Maybe it's because I read a lot of military sci-fi, but I get tired of the 'alpha learns to cry' trajectory. The real challenge is making us feel for a character who won't openly emote. You do it through their actions, their subtle shifts in priorities, the one person they allow to see the crack. That feels more authentic to the archetype than forcing them into a standard emotional awakening.
Tristan
Tristan
2026-06-25 03:20:51
Okay, here’s a hot take: a lot of ‘emotional depth’ for alphas is just giving them a love interest or a kid to protect. It feels cheap sometimes. Like, oh, the ruthless CEO suddenly discovers he has a daughter and turns into a doting dad. Don’t get me wrong, I eat that stuff up occasionally (‘The Perfect Marriage’ had me hooked), but it’s a shortcut. Real depth, for me, comes from internal conflict that isn’t tied to a new person. What if the alpha’s drive for dominance itself is the source of their loneliness? They don’t need a new motivation; their existing one needs to cost them something they never expected to value. That’s harder to write, but when it clicks, it’s incredible.
Bria
Bria
2026-06-27 01:01:35
They need a foil. Someone or something that refuses to bow to their authority, that pokes holes in their worldview. It’s in the arguments, the frustrated banter, the moments where their usual tactics fail. That friction scrapes off the shiny, impervious surface and shows the flawed human underneath.
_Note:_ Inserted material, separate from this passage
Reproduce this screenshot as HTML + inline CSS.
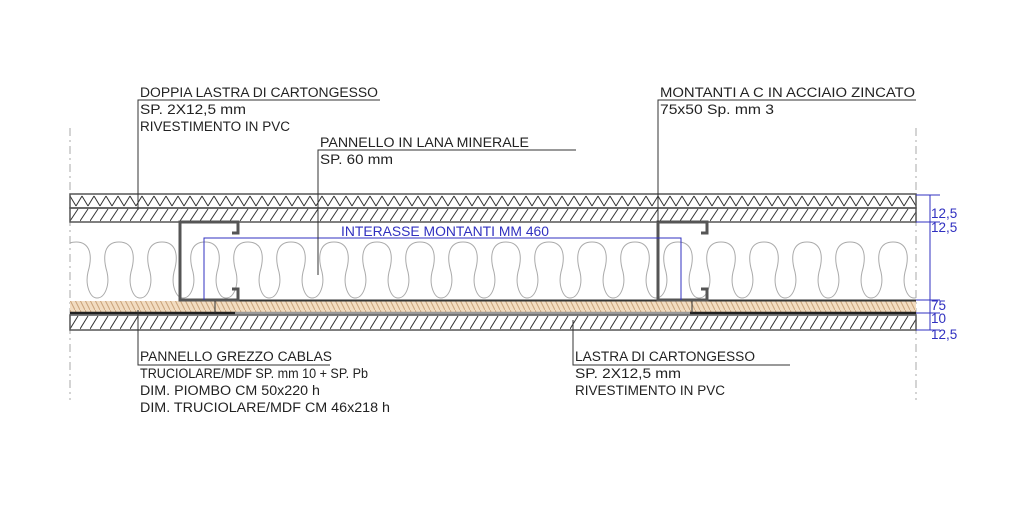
<!DOCTYPE html>
<html><head><meta charset="utf-8"><style>html,body{margin:0;padding:0;background:#fff}svg{display:block}text{font-family:"Liberation Sans",sans-serif;font-size:13.5px;fill:#222}</style></head><body>
<svg width="1024" height="525" viewBox="0 0 1024 525" xmlns="http://www.w3.org/2000/svg">
<defs>
<pattern id="chev" width="12" height="14" patternUnits="userSpaceOnUse" x="70" y="194">
<path d="M0,2 L6,12 M6,12 L12,2" stroke="#333" stroke-width="1" fill="none"/>
</pattern>
<pattern id="diag" width="10" height="14" patternUnits="userSpaceOnUse" x="70" y="208">
<path d="M0,13 L8,1" stroke="#333" stroke-width="1" fill="none"/>
</pattern>
<pattern id="diag2" width="10" height="16" patternUnits="userSpaceOnUse" x="70" y="314">
<path d="M0,15 L8,2" stroke="#333" stroke-width="1" fill="none"/>
</pattern>
<pattern id="wood" width="5" height="10" patternUnits="userSpaceOnUse">
<rect width="5" height="10" fill="#f2dcc0"/><path d="M0,0 L5,10" stroke="#c9a27a" stroke-width="1"/>
</pattern>
<clipPath id="cl"><rect x="70" y="222" width="846" height="80"/></clipPath>
</defs>
<line x1="70" y1="128" x2="70" y2="400" stroke="#aaa" stroke-dasharray="8,4,2,4"/>
<line x1="916" y1="128" x2="916" y2="400" stroke="#aaa" stroke-dasharray="8,4,2,4"/>
<rect x="70" y="194" width="846" height="14" fill="url(#chev)" stroke="#555" stroke-width="1.5"/>
<rect x="70" y="208" width="846" height="14" fill="url(#diag)" stroke="#555" stroke-width="1.5"/>
<g fill="none" stroke="#aaa" stroke-width="1" id="loops" clip-path="url(#cl)"></g>
<rect x="70" y="301" width="846" height="11" fill="url(#wood)"/>
<line x1="195" y1="300.5" x2="916" y2="300.5" stroke="#333" stroke-width="2"/>
<line x1="70" y1="313" x2="235" y2="313" stroke="#222" stroke-width="2.5"/>
<line x1="235" y1="313" x2="690" y2="313" stroke="#999" stroke-width="2.5"/>
<line x1="690" y1="313" x2="916" y2="313" stroke="#222" stroke-width="2.5"/>
<rect x="70" y="315" width="846" height="15" fill="url(#diag2)" stroke="#555" stroke-width="1.5"/>
<path d="M238,225 L238,222 L180,222 L180,300 L238,300 L238,289 L232,289" fill="none" stroke="#555" stroke-width="3"/>
<path d="M238,222 L238,233 L232,233" fill="none" stroke="#555" stroke-width="3"/>
<path d="M707,225 L707,222 L658,222 L658,300 L707,300 L707,289 L701,289" fill="none" stroke="#555" stroke-width="3"/>
<path d="M707,222 L707,233 L701,233" fill="none" stroke="#555" stroke-width="3"/>
<line x1="215" y1="301" x2="215" y2="313" stroke="#333"/>
<line x1="692" y1="301" x2="692" y2="313" stroke="#333"/>
<g stroke="#3030c0" stroke-width="1" fill="none">
<path d="M204,300 L204,238 L681,238 L681,300"/>
<line x1="930" y1="195" x2="930" y2="330"/>
<line x1="916" y1="195" x2="940" y2="195"/>
<line x1="916" y1="222" x2="940" y2="222"/>
<line x1="916" y1="300" x2="940" y2="300"/>
<line x1="916" y1="313" x2="940" y2="313"/>
<line x1="916" y1="330" x2="940" y2="330"/>
</g>
<g style="font-size:13px">
<text x="341" y="236" style="fill:#3030c0" textLength="208" lengthAdjust="spacingAndGlyphs">INTERASSE MONTANTI MM 460</text>
<text x="931" y="218" style="fill:#3030c0">12,5</text>
<text x="931" y="232" style="fill:#3030c0">12,5</text>
<text x="931" y="310" style="fill:#3030c0">75</text>
<text x="931" y="323" style="fill:#3030c0">10</text>
<text x="931" y="339" style="fill:#3030c0">12,5</text>
</g>
<g stroke="#333" stroke-width="1" fill="none">
<path d="M380,100 L138,100 L138,210"/>
<path d="M576,150 L318,150 L318,275"/>
<path d="M916,100 L658,100 L658,222"/>
<path d="M138,310 L138,365 L330,365"/>
<path d="M573,320 L573,365 L790,365"/>
</g>
<text x="140" y="97" textLength="238" lengthAdjust="spacingAndGlyphs">DOPPIA LASTRA DI CARTONGESSO</text>
<text x="140" y="114" textLength="106" lengthAdjust="spacingAndGlyphs">SP. 2X12,5 mm</text>
<text x="140" y="131" textLength="150" lengthAdjust="spacingAndGlyphs">RIVESTIMENTO IN PVC</text>
<text x="320" y="147" textLength="209" lengthAdjust="spacingAndGlyphs">PANNELLO IN LANA MINERALE</text>
<text x="320" y="164" textLength="73" lengthAdjust="spacingAndGlyphs">SP. 60 mm</text>
<text x="660" y="97" textLength="255" lengthAdjust="spacingAndGlyphs">MONTANTI A C IN ACCIAIO ZINCATO</text>
<text x="660" y="114" textLength="114" lengthAdjust="spacingAndGlyphs">75x50 Sp. mm 3</text>
<text x="140" y="361" textLength="192" lengthAdjust="spacingAndGlyphs">PANNELLO GREZZO CABLAS</text>
<text x="140" y="378" textLength="228" lengthAdjust="spacingAndGlyphs">TRUCIOLARE/MDF SP. mm 10 + SP. Pb</text>
<text x="140" y="395" textLength="180" lengthAdjust="spacingAndGlyphs">DIM. PIOMBO CM 50x220 h</text>
<text x="140" y="412" textLength="250" lengthAdjust="spacingAndGlyphs">DIM. TRUCIOLARE/MDF CM 46x218 h</text>
<text x="575" y="361" textLength="180" lengthAdjust="spacingAndGlyphs">LASTRA DI CARTONGESSO</text>
<text x="575" y="378" textLength="106" lengthAdjust="spacingAndGlyphs">SP. 2X12,5 mm</text>
<text x="575" y="395" textLength="150" lengthAdjust="spacingAndGlyphs">RIVESTIMENTO IN PVC</text>
</svg>
<script>
(function(){var g=document.getElementById('loops');var d='';for(var x=50;x<940;x+=43){var c=x+26;
d+='M'+(c-22)+',298 C'+(c-14)+',298 '+(c-9)+',285 '+(c-12)+',272 C'+(c-17)+',255 '+(c-14)+',242 '+c+',242 C'+(c+14)+',242 '+(c+17)+',255 '+(c+12)+',272 C'+(c+9)+',285 '+(c+14)+',298 '+(c+21)+',298 ';}
var p=document.createElementNS('http://www.w3.org/2000/svg','path');p.setAttribute('d',d);g.appendChild(p);})();
</script>
</body></html>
Without that resistance, they’re just a statue.
Donovan
Donovan
2026-06-30 21:06:51
From a writing perspective, it hinges on contradiction. An alpha character is defined by control—over their environment, their people, themselves. Emotional depth emerges when that control is challenged by something they cannot dominate: grief, love, a moral quandary. It’ opinion, the best examples don’t make the alpha less competent; they make their competence a prison. Think of a Regency duke in a villainess novel, bound by duty and title, who finds his meticulously ordered world upended not by a rebellion, but by his own stifled longing for genuine connection. The tension between his public role and private yearning is where the depth lives. It’s not about becoming a different person, but about the strain of being the same person in a situation that demands more.